J'enrageais d'avoir attendu si longtemps pour découvrir ces merveilles
Au début des années soixante, le seul fait de penser que je puisse un jour devenir écrivain avait quelque chose d'invraisemblable. Je n'avais pas les moyens matériels; je vivais dans une toute petite chambre en sous-location et je n'avais personne à qui dire que je voulais écrire un roman. La littérature de l'époque était victime de la censure stalinienne. Un jour, j'ai eu entre les mains La Mort à Venise, de Thomas Mann, et un petit livre jaune, L'Étranger, de Camus, dont je ne connaissais pas même le nom.
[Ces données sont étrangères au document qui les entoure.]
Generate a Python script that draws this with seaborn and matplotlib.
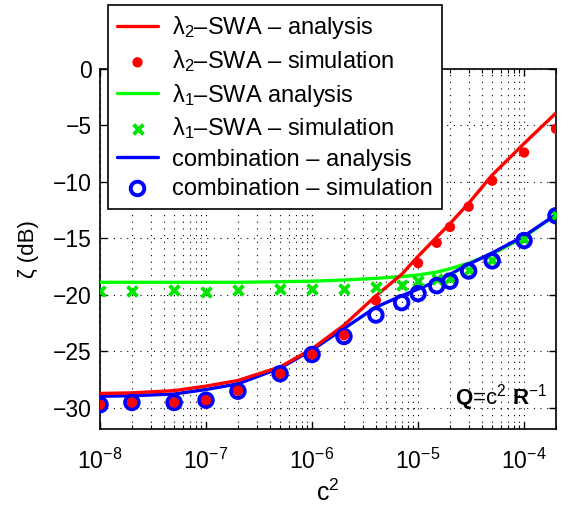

Ce livre, j'en suis devenu esclave ! Et puis, j'ai découvert à la fin des années soixante Kafka, dont je relis ces jours-ci Le Procès. C'est l'écrivain du moindre détail; un tel géant ! Tout comme Flaubert: L'Éducation sentimentale est en tête de mes romans préférés. J'enrageais d'avoir attendu si longtemps pour découvrir ces merveilles. Je me disais: c'est ça, la littérature. Quelque chose que je pensais ne jamais pouvoir atteindre. Je vivais dans un sentiment d'infériorité perpétuelle.
Imre Kertész, dans le Figaro,14/10/2010.